About this section
Civil litigation' describes any action in the Court that is not of a criminal nature. All civil litigation must be between two or more parties. An action of civil litigation must be "brought" by one of these parties. This means that one party is making a claim against the other. The party making the claim is knowns as the "plaintiff" and the party who has had the claim made against them is known as the "defendant". The procedure used by Courts can be very complicated: documents created by the parties must follow particular rules, arguments must be made in a particular way, and some information must be shared between the parties. Lawyers who specialize in civil litigation are experts in dealing with these court processes.
Civil litigation includes all manner of disputes, including everything from commercial disputes about contracts, to defamation disputes and negligence actions.
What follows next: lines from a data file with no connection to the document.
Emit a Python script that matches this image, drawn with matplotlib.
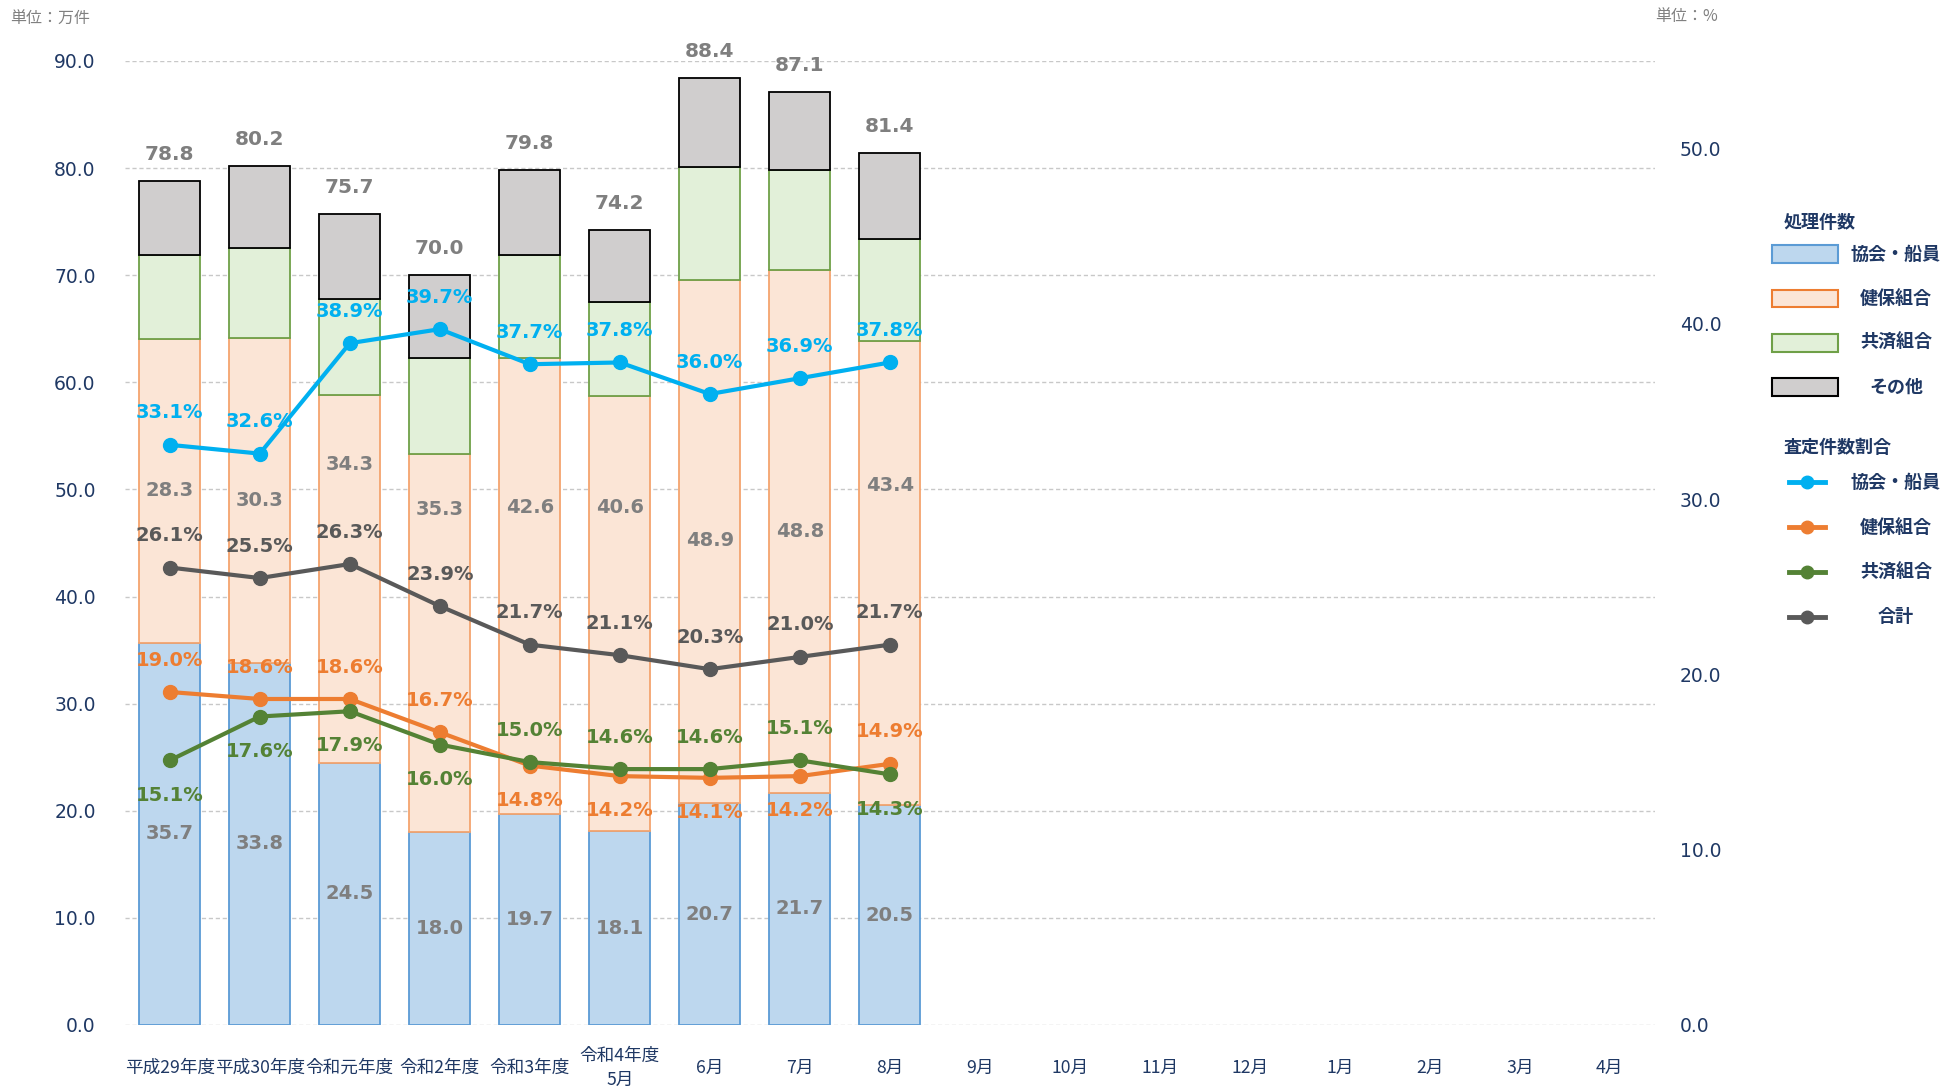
import numpy as np
import matplotlib.pyplot as plt
from matplotlib.patches import Rectangle
from matplotlib.lines import Line2D

plt.rcParams['font.family'] = ['DejaVu Sans', 'Noto Sans CJK JP']

categories = ['平成29年度', '平成30年度', '令和元年度', '令和2年度', '令和3年度',
              '令和4年度\n5月', '6月', '7月', '8月', '9月', '10月', '11月', '12月',
              '1月', '2月', '3月', '4月']

# 処理件数（万件）
kyokai = [35.7, 33.8, 24.5, 18.0, 19.7, 18.1, 20.7, 21.7, 20.5]
kenpo = [28.3, 30.3, 34.3, 35.3, 42.6, 40.6, 48.9, 48.8, 43.4]
kyosai = [7.9, 8.4, 9.0, 9.0, 9.6, 8.8, 10.5, 9.3, 9.5]
sonota = [6.9, 7.7, 7.9, 7.7, 7.9, 6.7, 8.3, 7.3, 8.0]

# 健保組合ラベルの高さ（元の図で手動で動かしてある）
kenpo_label_y = [49.9, 49.0, 52.3, 48.1, 48.3, 48.3, 45.2, 46.1, 50.4]

# 査定件数割合（%）
rate_kyokai = [33.1, 32.6, 38.9, 39.7, 37.7, 37.8, 36.0, 36.9, 37.8]
rate_kenpo = [19.0, 18.6, 18.6, 16.7, 14.8, 14.2, 14.1, 14.2, 14.9]
rate_kyosai = [15.1, 17.6, 17.9, 16.0, 15.0, 14.6, 14.6, 15.1, 14.3]
rate_total = [26.1, 25.5, 26.3, 23.9, 21.7, 21.1, 20.3, 21.0, 21.7]

# ラベルを点の上(1)に置くか下(-1)に置くか
side_kyokai = [1] * 9
side_kenpo = [1, 1, 1, 1, -1, -1, -1, -1, 1]
side_kyosai = [-1, -1, -1, -1, 1, 1, 1, 1, -1]
side_total = [1] * 9

NAVY = '#1F3864'
GRAY = '#7F7F7F'
W, H = 1941, 1088

fig = plt.figure(figsize=(W / 100, H / 100), dpi=100)
ax = fig.add_axes([124.8 / W, 63 / H, 1530 / W, 964 / H])

n = len(kyokai)
x = np.arange(n)

stacks = [
    (kyokai, '#BDD7EE', '#5B9BD5', '協会・船員'),
    (kenpo, '#FBE5D6', '#F4A46E', '健保組合'),
    (kyosai, '#E2F0D9', '#6FA048', '共済組合'),
    (sonota, '#D0CECE', '#000000', 'その他'),
]
bottom = np.zeros(n)
for vals, fc, ec, name in stacks:
    vals = np.array(vals)
    ax.bar(x, vals, 0.68, bottom=bottom, color=fc, edgecolor=ec,
           linewidth=1.3, zorder=2)
    if name == '協会・船員':
        for xi, b, v in zip(x, bottom, vals):
            ax.text(xi, b + v / 2, f'{v:.1f}', ha='center', va='center',
                    fontsize=14, fontweight='bold', color=GRAY, zorder=3)
    elif name == '健保組合':
        for xi, ly, v in zip(x, kenpo_label_y, vals):
            ax.text(xi, ly, f'{v:.1f}', ha='center', va='center',
                    fontsize=14, fontweight='bold', color=GRAY, zorder=3)
    bottom = bottom + vals

for xi, t in zip(x, bottom):
    ax.annotate(f'{t:.1f}', (xi, t), xytext=(0, 19), textcoords='offset points',
                ha='center', va='center', fontsize=14.5, fontweight='bold', color=GRAY)

ax.set_xlim(-0.5, len(categories) - 0.5)
ax.set_ylim(0, 90)
ax.set_yticks(np.arange(0, 91, 10))
ax.set_yticklabels([f'{v:.1f}' for v in np.arange(0, 91, 10)])
ax.set_xticks(np.arange(len(categories)))
ax.set_xticklabels(categories, family=['Noto Sans CJK JP'], fontsize=12.7,
                   color=NAVY, linespacing=1.4)
for lab in ax.get_xticklabels():
    lab.set_va('center')
ax.tick_params(axis='x', length=0, pad=31)
ax.tick_params(axis='y', length=0, pad=21, labelsize=13.5, labelcolor=NAVY)
ax.yaxis.grid(True, color='#C8C8C8', linestyle=(0, (3, 2)), linewidth=1.0, zorder=0)
ax.set_axisbelow(True)
for s in ax.spines.values():
    s.set_visible(False)

ax2 = ax.twinx()
ax2.set_ylim(0, 55)
ax2.set_yticks(np.arange(0, 51, 10))
ax2.set_yticklabels([f'{v:.1f}' for v in np.arange(0, 51, 10)])
ax2.tick_params(axis='y', length=0, pad=18, labelsize=13.5, labelcolor=NAVY)
for s in ax2.spines.values():
    s.set_visible(False)

lines = [
    (rate_kyokai, side_kyokai, '#00B0F0', '協会・船員'),
    (rate_kenpo, side_kenpo, '#ED7D31', '健保組合'),
    (rate_kyosai, side_kyosai, '#548235', '共済組合'),
    (rate_total, side_total, '#595959', '合計'),
]
for vals, side, col, name in lines:
    ax2.plot(x, vals, color=col, linewidth=3, marker='o', markersize=10, zorder=4)
    for xi, v, sd in zip(x, vals, side):
        ax2.annotate(f'{v:.1f}%', (xi, v), xytext=(0, 23 if sd > 0 else -25),
                     textcoords='offset points', ha='center', va='center',
                     fontsize=14, fontweight='bold', color=col, zorder=5)

# 単位
fig.text(10 / W, 1 - 19 / H, '単位：万件', ha='left', va='center', fontsize=11.5,
         color='#808080', family=['Noto Sans CJK JP'])
fig.text(1655 / W, 1 - 17 / H, '単位：%', ha='left', va='center', fontsize=11.5,
         color='#808080', family=['Noto Sans CJK JP'])

# 凡例
def fx(px):
    return px / W


def fy(py):
    return 1 - py / H


legend_font = dict(fontsize=13, fontweight='bold', color=NAVY,
                   family=['Noto Sans CJK JP'], va='center')
fig.text(fx(1784), fy(222.7), '処理件数', ha='left', **legend_font)
for i, (vals, fc, ec, name) in enumerate(stacks):
    yc = 254.3 + i * 44.2
    fig.add_artist(Rectangle((fx(1772), fy(yc + 8.8)), 66 / W, 17.7 / H,
                             transform=fig.transFigure, facecolor=fc,
                             edgecolor=ec if name != '健保組合' else '#ED7D31',
                             linewidth=1.5))
    fig.text(fx(1896), fy(yc), name, ha='center', **legend_font)

fig.text(fx(1784), fy(447.3), '査定件数割合', ha='left', **legend_font)
for i, (vals, side, col, name) in enumerate(lines):
    yc = 482.3 + i * 44.8
    fig.add_artist(Line2D([fx(1789), fx(1825)], [fy(yc), fy(yc)],
                          transform=fig.transFigure, color=col, linewidth=3.5))
    fig.add_artist(Line2D([fx(1807)], [fy(yc)], transform=fig.transFigure,
                          color=col, marker='o', markersize=9))
    fig.text(fx(1896), fy(yc), name, ha='center', **legend_font)

fig.savefig('out.png', dpi=100)
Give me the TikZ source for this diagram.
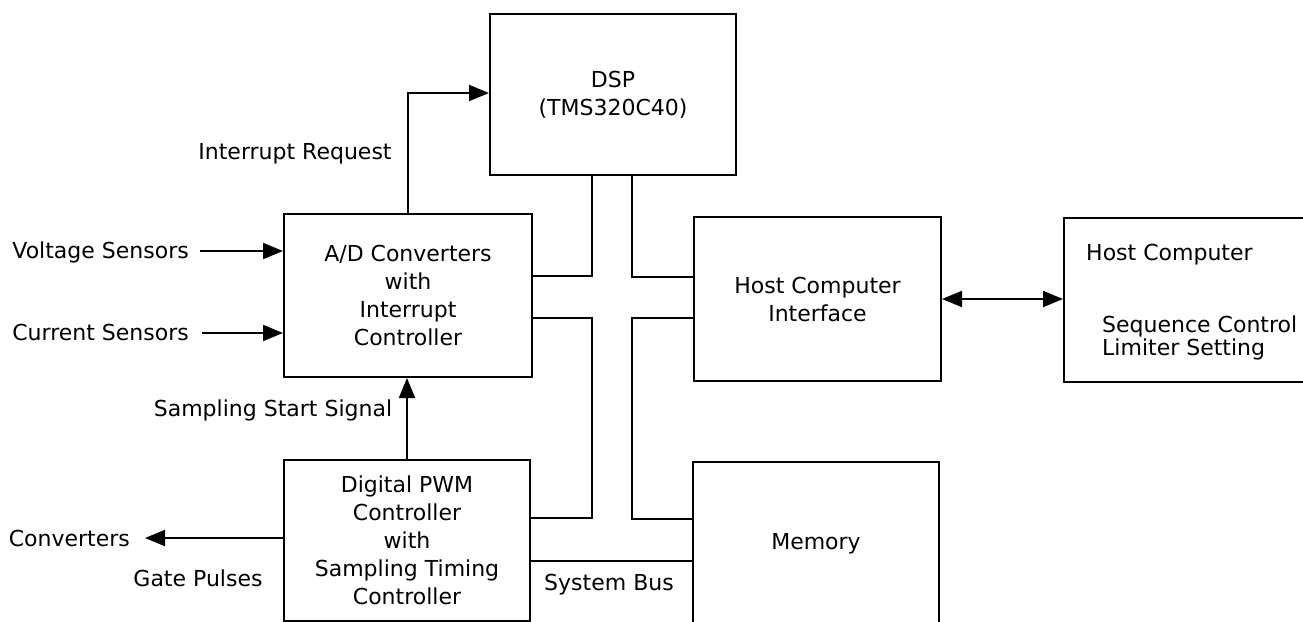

It is important to remember that in some areas of law, such as workplace relations and family law, special courts and tribunals exist which are specifically designed to deal with those issues. This means that not all civil litigation occurs according to the normal Court processes. There are different tribunals dealing with different legal matters because it has been recognised that specific expertise and experience is needed to deal with these issues. Specialist tribunals help ensure that the best outcomes are reached in as many cases as possible.
Because of this, and the fact that civil litigation covers such a broad range of disputes, if you have a legal issue which may involve civil litigation, it is important to seek out a lawyer who has the specific expertise you need.